GOAL - Reproduce the data exactly and drop any pictures it holds.

MATERIAL TO PROCESS -
- - - -
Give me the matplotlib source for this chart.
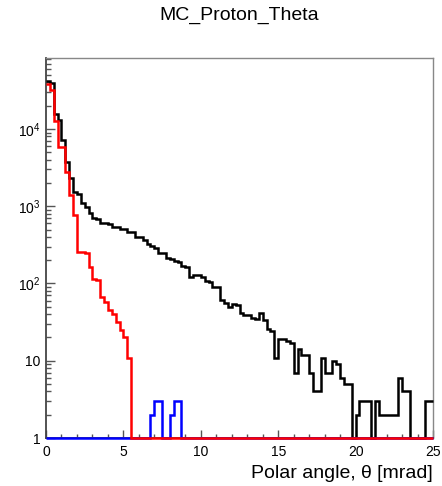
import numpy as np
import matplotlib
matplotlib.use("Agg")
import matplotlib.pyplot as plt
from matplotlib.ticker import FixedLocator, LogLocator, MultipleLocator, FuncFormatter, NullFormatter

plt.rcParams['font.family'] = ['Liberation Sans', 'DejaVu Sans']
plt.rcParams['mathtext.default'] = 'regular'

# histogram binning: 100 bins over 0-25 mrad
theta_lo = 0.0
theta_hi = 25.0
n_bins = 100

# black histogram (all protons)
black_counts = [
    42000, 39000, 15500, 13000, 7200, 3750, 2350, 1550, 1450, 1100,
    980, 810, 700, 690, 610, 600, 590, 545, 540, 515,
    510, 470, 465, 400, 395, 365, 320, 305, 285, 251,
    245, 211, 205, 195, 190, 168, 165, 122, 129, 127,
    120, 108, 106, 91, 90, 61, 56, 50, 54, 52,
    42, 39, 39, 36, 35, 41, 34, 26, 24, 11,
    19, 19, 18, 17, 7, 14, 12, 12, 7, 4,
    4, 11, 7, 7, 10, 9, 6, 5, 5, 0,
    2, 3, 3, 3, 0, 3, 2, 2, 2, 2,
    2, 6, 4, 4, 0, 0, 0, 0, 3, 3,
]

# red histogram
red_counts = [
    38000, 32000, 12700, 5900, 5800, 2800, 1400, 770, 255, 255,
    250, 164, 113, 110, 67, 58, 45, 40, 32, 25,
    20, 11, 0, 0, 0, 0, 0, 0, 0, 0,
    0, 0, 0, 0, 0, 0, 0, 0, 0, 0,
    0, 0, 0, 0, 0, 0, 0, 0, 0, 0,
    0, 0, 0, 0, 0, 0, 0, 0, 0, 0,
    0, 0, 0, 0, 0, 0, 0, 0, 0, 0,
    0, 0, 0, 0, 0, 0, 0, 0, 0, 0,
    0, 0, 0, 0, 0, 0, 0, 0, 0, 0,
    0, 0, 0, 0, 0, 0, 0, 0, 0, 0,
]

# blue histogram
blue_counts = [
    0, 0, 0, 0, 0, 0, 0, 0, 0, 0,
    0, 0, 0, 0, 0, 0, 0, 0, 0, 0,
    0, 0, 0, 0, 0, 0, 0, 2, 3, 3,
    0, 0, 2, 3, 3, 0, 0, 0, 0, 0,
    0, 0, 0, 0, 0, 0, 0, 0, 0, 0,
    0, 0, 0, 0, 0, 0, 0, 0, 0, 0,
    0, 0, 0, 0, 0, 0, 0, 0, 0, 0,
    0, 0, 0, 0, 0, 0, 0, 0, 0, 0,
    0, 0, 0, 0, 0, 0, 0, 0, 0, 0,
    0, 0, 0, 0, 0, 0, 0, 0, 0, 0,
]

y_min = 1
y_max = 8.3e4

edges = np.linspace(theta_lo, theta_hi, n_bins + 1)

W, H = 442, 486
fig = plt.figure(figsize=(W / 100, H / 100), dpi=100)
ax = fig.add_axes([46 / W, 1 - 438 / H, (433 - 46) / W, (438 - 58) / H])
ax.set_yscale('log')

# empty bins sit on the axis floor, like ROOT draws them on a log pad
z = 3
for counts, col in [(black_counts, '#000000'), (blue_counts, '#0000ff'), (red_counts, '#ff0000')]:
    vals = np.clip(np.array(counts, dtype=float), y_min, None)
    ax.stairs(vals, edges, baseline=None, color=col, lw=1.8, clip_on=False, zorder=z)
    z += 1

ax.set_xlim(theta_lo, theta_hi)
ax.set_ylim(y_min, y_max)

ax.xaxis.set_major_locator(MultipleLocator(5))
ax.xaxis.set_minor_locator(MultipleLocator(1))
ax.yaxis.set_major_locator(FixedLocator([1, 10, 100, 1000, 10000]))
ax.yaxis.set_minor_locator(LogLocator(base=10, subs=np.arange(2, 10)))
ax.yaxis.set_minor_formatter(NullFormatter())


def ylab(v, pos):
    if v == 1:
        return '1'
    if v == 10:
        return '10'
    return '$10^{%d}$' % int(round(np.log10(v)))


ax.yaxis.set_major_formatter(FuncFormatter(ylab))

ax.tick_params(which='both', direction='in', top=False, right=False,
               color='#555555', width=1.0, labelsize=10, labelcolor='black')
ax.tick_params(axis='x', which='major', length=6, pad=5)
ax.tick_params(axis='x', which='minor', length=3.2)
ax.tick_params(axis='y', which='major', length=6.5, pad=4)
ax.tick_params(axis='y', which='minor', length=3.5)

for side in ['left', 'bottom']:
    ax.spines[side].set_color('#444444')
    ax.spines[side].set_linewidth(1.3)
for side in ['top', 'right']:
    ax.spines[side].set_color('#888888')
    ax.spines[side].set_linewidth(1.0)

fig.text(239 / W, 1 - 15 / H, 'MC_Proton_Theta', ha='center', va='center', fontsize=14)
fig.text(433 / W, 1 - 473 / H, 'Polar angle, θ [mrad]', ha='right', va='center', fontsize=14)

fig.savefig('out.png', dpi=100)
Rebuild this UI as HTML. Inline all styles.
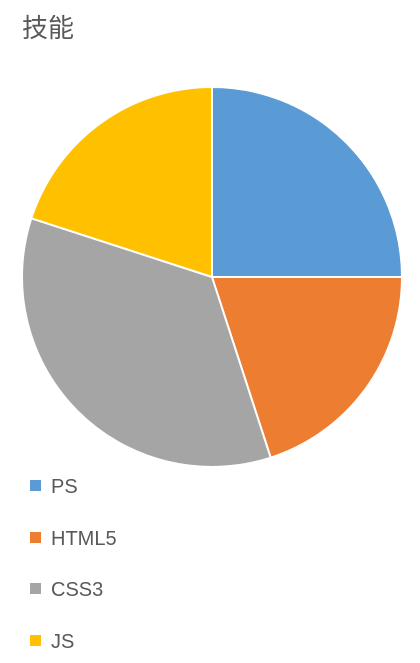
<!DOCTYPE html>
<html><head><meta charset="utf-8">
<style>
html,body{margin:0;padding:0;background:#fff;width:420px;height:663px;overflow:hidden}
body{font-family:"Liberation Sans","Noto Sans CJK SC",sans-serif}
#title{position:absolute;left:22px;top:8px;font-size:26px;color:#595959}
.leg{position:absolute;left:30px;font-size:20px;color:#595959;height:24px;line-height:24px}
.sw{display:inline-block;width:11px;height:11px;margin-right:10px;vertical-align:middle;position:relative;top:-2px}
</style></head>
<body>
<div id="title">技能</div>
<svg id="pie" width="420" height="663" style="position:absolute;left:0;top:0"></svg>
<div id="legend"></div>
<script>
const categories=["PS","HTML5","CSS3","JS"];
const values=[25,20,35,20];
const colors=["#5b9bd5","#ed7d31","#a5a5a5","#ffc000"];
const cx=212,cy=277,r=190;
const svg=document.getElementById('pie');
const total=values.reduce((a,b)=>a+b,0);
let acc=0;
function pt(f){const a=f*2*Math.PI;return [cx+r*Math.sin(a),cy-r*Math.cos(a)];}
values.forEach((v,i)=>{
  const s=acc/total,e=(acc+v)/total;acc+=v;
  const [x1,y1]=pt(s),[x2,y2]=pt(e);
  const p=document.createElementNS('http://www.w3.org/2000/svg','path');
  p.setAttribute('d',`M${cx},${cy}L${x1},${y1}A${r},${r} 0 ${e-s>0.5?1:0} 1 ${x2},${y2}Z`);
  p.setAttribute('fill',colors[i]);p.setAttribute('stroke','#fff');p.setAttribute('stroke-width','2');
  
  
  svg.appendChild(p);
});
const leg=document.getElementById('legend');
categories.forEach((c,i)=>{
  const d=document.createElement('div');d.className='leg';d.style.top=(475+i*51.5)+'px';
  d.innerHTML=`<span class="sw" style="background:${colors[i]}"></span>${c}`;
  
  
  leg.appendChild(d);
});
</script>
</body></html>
- - - -
WRITTEN ANSWER -
Give me the matplotlib source for this chart.
import numpy as np
import matplotlib
matplotlib.use("Agg")
import matplotlib.pyplot as plt
from matplotlib.ticker import FixedLocator, LogLocator, MultipleLocator, FuncFormatter, NullFormatter

plt.rcParams['font.family'] = ['Liberation Sans', 'DejaVu Sans']
plt.rcParams['mathtext.default'] = 'regular'

# histogram binning: 100 bins over 0-25 mrad
theta_lo = 0.0
theta_hi = 25.0
n_bins = 100

# black histogram (all protons)
black_counts = [
    42000, 39000, 15500, 13000, 7200, 3750, 2350, 1550, 1450, 1100,
    980, 810, 700, 690, 610, 600, 590, 545, 540, 515,
    510, 470, 465, 400, 395, 365, 320, 305, 285, 251,
    245, 211, 205, 195, 190, 168, 165, 122, 129, 127,
    120, 108, 106, 91, 90, 61, 56, 50, 54, 52,
    42, 39, 39, 36, 35, 41, 34, 26, 24, 11,
    19, 19, 18, 17, 7, 14, 12, 12, 7, 4,
    4, 11, 7, 7, 10, 9, 6, 5, 5, 0,
    2, 3, 3, 3, 0, 3, 2, 2, 2, 2,
    2, 6, 4, 4, 0, 0, 0, 0, 3, 3,
]

# red histogram
red_counts = [
    38000, 32000, 12700, 5900, 5800, 2800, 1400, 770, 255, 255,
    250, 164, 113, 110, 67, 58, 45, 40, 32, 25,
    20, 11, 0, 0, 0, 0, 0, 0, 0, 0,
    0, 0, 0, 0, 0, 0, 0, 0, 0, 0,
    0, 0, 0, 0, 0, 0, 0, 0, 0, 0,
    0, 0, 0, 0, 0, 0, 0, 0, 0, 0,
    0, 0, 0, 0, 0, 0, 0, 0, 0, 0,
    0, 0, 0, 0, 0, 0, 0, 0, 0, 0,
    0, 0, 0, 0, 0, 0, 0, 0, 0, 0,
    0, 0, 0, 0, 0, 0, 0, 0, 0, 0,
]

# blue histogram
blue_counts = [
    0, 0, 0, 0, 0, 0, 0, 0, 0, 0,
    0, 0, 0, 0, 0, 0, 0, 0, 0, 0,
    0, 0, 0, 0, 0, 0, 0, 2, 3, 3,
    0, 0, 2, 3, 3, 0, 0, 0, 0, 0,
    0, 0, 0, 0, 0, 0, 0, 0, 0, 0,
    0, 0, 0, 0, 0, 0, 0, 0, 0, 0,
    0, 0, 0, 0, 0, 0, 0, 0, 0, 0,
    0, 0, 0, 0, 0, 0, 0, 0, 0, 0,
    0, 0, 0, 0, 0, 0, 0, 0, 0, 0,
    0, 0, 0, 0, 0, 0, 0, 0, 0, 0,
]

y_min = 1
y_max = 8.3e4

edges = np.linspace(theta_lo, theta_hi, n_bins + 1)

W, H = 442, 486
fig = plt.figure(figsize=(W / 100, H / 100), dpi=100)
ax = fig.add_axes([46 / W, 1 - 438 / H, (433 - 46) / W, (438 - 58) / H])
ax.set_yscale('log')

# empty bins sit on the axis floor, like ROOT draws them on a log pad
z = 3
for counts, col in [(black_counts, '#000000'), (blue_counts, '#0000ff'), (red_counts, '#ff0000')]:
    vals = np.clip(np.array(counts, dtype=float), y_min, None)
    ax.stairs(vals, edges, baseline=None, color=col, lw=1.8, clip_on=False, zorder=z)
    z += 1

ax.set_xlim(theta_lo, theta_hi)
ax.set_ylim(y_min, y_max)

ax.xaxis.set_major_locator(MultipleLocator(5))
ax.xaxis.set_minor_locator(MultipleLocator(1))
ax.yaxis.set_major_locator(FixedLocator([1, 10, 100, 1000, 10000]))
ax.yaxis.set_minor_locator(LogLocator(base=10, subs=np.arange(2, 10)))
ax.yaxis.set_minor_formatter(NullFormatter())


def ylab(v, pos):
    if v == 1:
        return '1'
    if v == 10:
        return '10'
    return '$10^{%d}$' % int(round(np.log10(v)))


ax.yaxis.set_major_formatter(FuncFormatter(ylab))

ax.tick_params(which='both', direction='in', top=False, right=False,
               color='#555555', width=1.0, labelsize=10, labelcolor='black')
ax.tick_params(axis='x', which='major', length=6, pad=5)
ax.tick_params(axis='x', which='minor', length=3.2)
ax.tick_params(axis='y', which='major', length=6.5, pad=4)
ax.tick_params(axis='y', which='minor', length=3.5)

for side in ['left', 'bottom']:
    ax.spines[side].set_color('#444444')
    ax.spines[side].set_linewidth(1.3)
for side in ['top', 'right']:
    ax.spines[side].set_color('#888888')
    ax.spines[side].set_linewidth(1.0)

fig.text(239 / W, 1 - 15 / H, 'MC_Proton_Theta', ha='center', va='center', fontsize=14)
fig.text(433 / W, 1 - 473 / H, 'Polar angle, θ [mrad]', ha='right', va='center', fontsize=14)

fig.savefig('out.png', dpi=100)
Rebuild this UI as HTML. Inline all styles.
<!DOCTYPE html>
<html><head><meta charset="utf-8">
<style>
html,body{margin:0;padding:0;background:#fff;width:420px;height:663px;overflow:hidden}
body{font-family:"Liberation Sans","Noto Sans CJK SC",sans-serif}
#title{position:absolute;left:22px;top:8px;font-size:26px;color:#595959}
.leg{position:absolute;left:30px;font-size:20px;color:#595959;height:24px;line-height:24px}
.sw{display:inline-block;width:11px;height:11px;margin-right:10px;vertical-align:middle;position:relative;top:-2px}
</style></head>
<body>
<div id="title">技能</div>
<svg id="pie" width="420" height="663" style="position:absolute;left:0;top:0"></svg>
<div id="legend"></div>
<script>
const categories=["PS","HTML5","CSS3","JS"];
const values=[25,20,35,20];
const colors=["#5b9bd5","#ed7d31","#a5a5a5","#ffc000"];
const cx=212,cy=277,r=190;
const svg=document.getElementById('pie');
const total=values.reduce((a,b)=>a+b,0);
let acc=0;
function pt(f){const a=f*2*Math.PI;return [cx+r*Math.sin(a),cy-r*Math.cos(a)];}
values.forEach((v,i)=>{
  const s=acc/total,e=(acc+v)/total;acc+=v;
  const [x1,y1]=pt(s),[x2,y2]=pt(e);
  const p=document.createElementNS('http://www.w3.org/2000/svg','path');
  p.setAttribute('d',`M${cx},${cy}L${x1},${y1}A${r},${r} 0 ${e-s>0.5?1:0} 1 ${x2},${y2}Z`);
  p.setAttribute('fill',colors[i]);p.setAttribute('stroke','#fff');p.setAttribute('stroke-width','2');
  
  
  svg.appendChild(p);
});
const leg=document.getElementById('legend');
categories.forEach((c,i)=>{
  const d=document.createElement('div');d.className='leg';d.style.top=(475+i*51.5)+'px';
  d.innerHTML=`<span class="sw" style="background:${colors[i]}"></span>${c}`;
  
  
  leg.appendChild(d);
});
</script>
</body></html>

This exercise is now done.